I'll add more as I think of more. Hope this is a good start for you!
Best Answer
So unlike League of Legends, Heroes of Newerth wasn't just designed to feel like DotA, but to actually be DotA. From Heroes, to items, right down to the default map, it is very much a DotA
clone
... and S2 was really OK with this. So if you're looking for a gameplay difference, then they're few and far between.I admit this list is a little strapped for items, but when you design a game to be the same... don't be surprised when its the same.
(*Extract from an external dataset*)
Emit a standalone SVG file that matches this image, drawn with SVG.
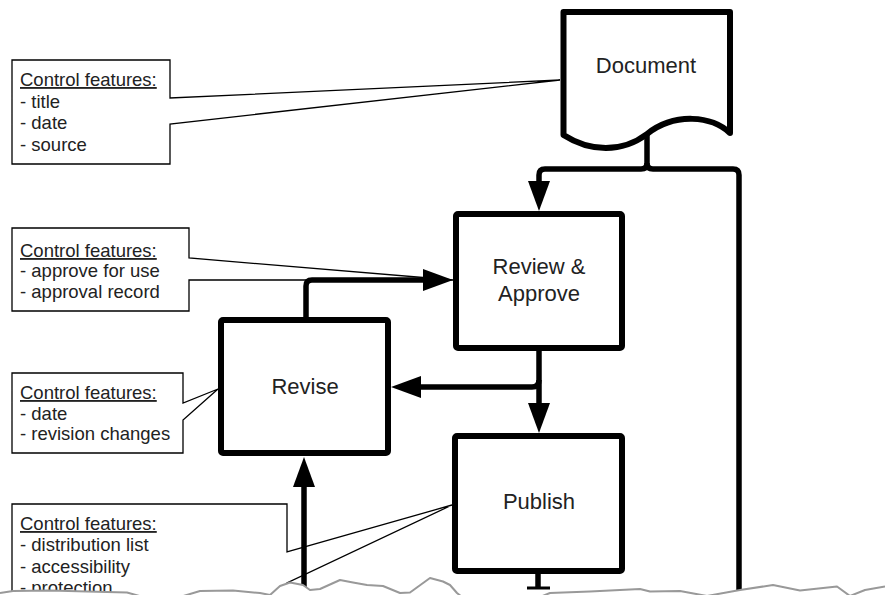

On the other hand, if you're willing to look outside of gameplay, the major advancement HoN has over DotA is a ranking system and matchmaking. For those people who didn't resort to third part products, you are probably familiar with how frustrating finding the game type you want is with DotA or finding people with equal skill to play with. HoN solved both of these problems exceptionally, using an Elo system to rate and allowing the searching of games types and restricting certain games by rating.
Finally, HoN allowed for the creation of new maps to aid in different game play style (one bizarre example is a map that has everything cleared out of it, and only 1 lane).